The town of Tassing and Kiersau Abbey are both fictional locations but we want to make sure that when you’re there you’re experiencing something that feels like “Yes. This could have happened at this time.” And so it was important to us to make sure that we got a lot of that history right.

The way that translated onto our team and how we ran that was the team did a lot of research and that research was anywhere between making sure we were reading the right books—which you will note in the credits of the game, we have a whole bibliography referencing all the books looked at—to having team watch days and play days where we would sit down as a team and we play other games or we would watch documentaries as a reference to really learn this stuff. It got to a point where by the end we would find stuff in a documentary or game where we were like “I don’t think that’s right.” so it was fun as a team to go on this journey of learning this history together, something that Josh [Sawyer] is really passionate and knew a lot about and slowly the entire team became amateur experts in.

What’s been the most tedious part of developing Pentiment?

Alec Frey: I don’t think there was any part of the project that was “tedious”. The research was something that we were excited to do, so making sure that we accomplished all of that and we were accurate on it was important and I think it was fun.

There were definitely some things that took a long time and were big investments for the team and things like the font system, I and one other person stroked in each glyph in our game and we had to have someone do all of that work so that the fonts look like they’re being written in and that was a lot of work. But it was something that was important to us and a lot of fun and learning to do and it created a really awesome effect.

Why settle for 16th-Century Bavaria specifically?

Alec Frey: It was always going to be Europe in some way. Josh [Sawyer] has a lot of historical understanding in that area, having studied it a lot. So having that expertise in our game director was valuable to narrow it down.

Digging more into that exact area and time, there was a lot of social, political and religious change going on in that area during that time. And I think all that creates a really interesting backdrop for telling a good story. On top of that, the illuminated manuscript was in a really interesting spot during that time—with the printing press coming in at that time and that allowed us to use that art style and the more modern woodcut style that was prevalent at the time to choose what the game looked like.
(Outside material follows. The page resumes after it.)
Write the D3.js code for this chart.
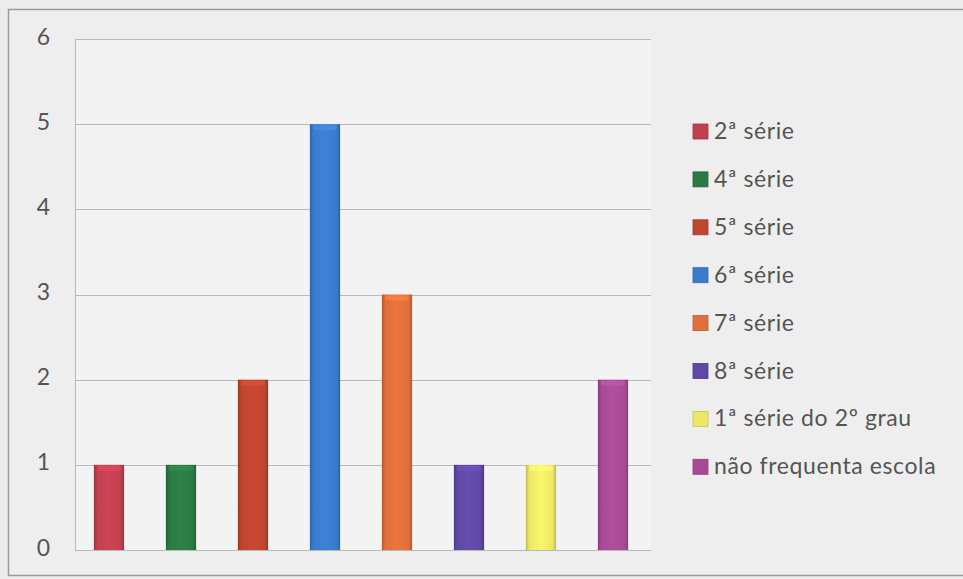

Allowing us to choose what the game looks like using the styles of that time and location definitely contributed to us saying “Okay, if we do it here, at this time, we this story with these characters with this reformation and this change going on.” and we get to use the art of the time period, that can all come together to something really beautiful.

It took a little iteration to land it where we wanted it to but a lot of this was Josh [Sawyer] had some really good ideas and this was the natural place to put them.

How would you like Pentiment to be perceived by the general masses?

Alec Frey: I hope people look at Pentiment and when they play it, they see themselves in some of the characters. There are a lot of interesting characters and decisions that you have to make that influence those characters and the place that they are in. I think that spending a bunch of time with them and making decisions for and with them makes you understand some tough spots that they’re stuck in. I hope that the players come out of it feeling like “Man, this world is so different—being the 16th century, with the technological and social/political changes.” from that I hope they look at that and think “While I look at this game and I see all these characters living in a time and place that is so different than where I live in, they’re going through the same thing.”

Often when we think of history we think of people that are different from us, but they aren’t, they’re just in different situations. So I really hope the players’ notice and take away from it.

Pentiment will be out for Xbox consoles and PC on 15th November.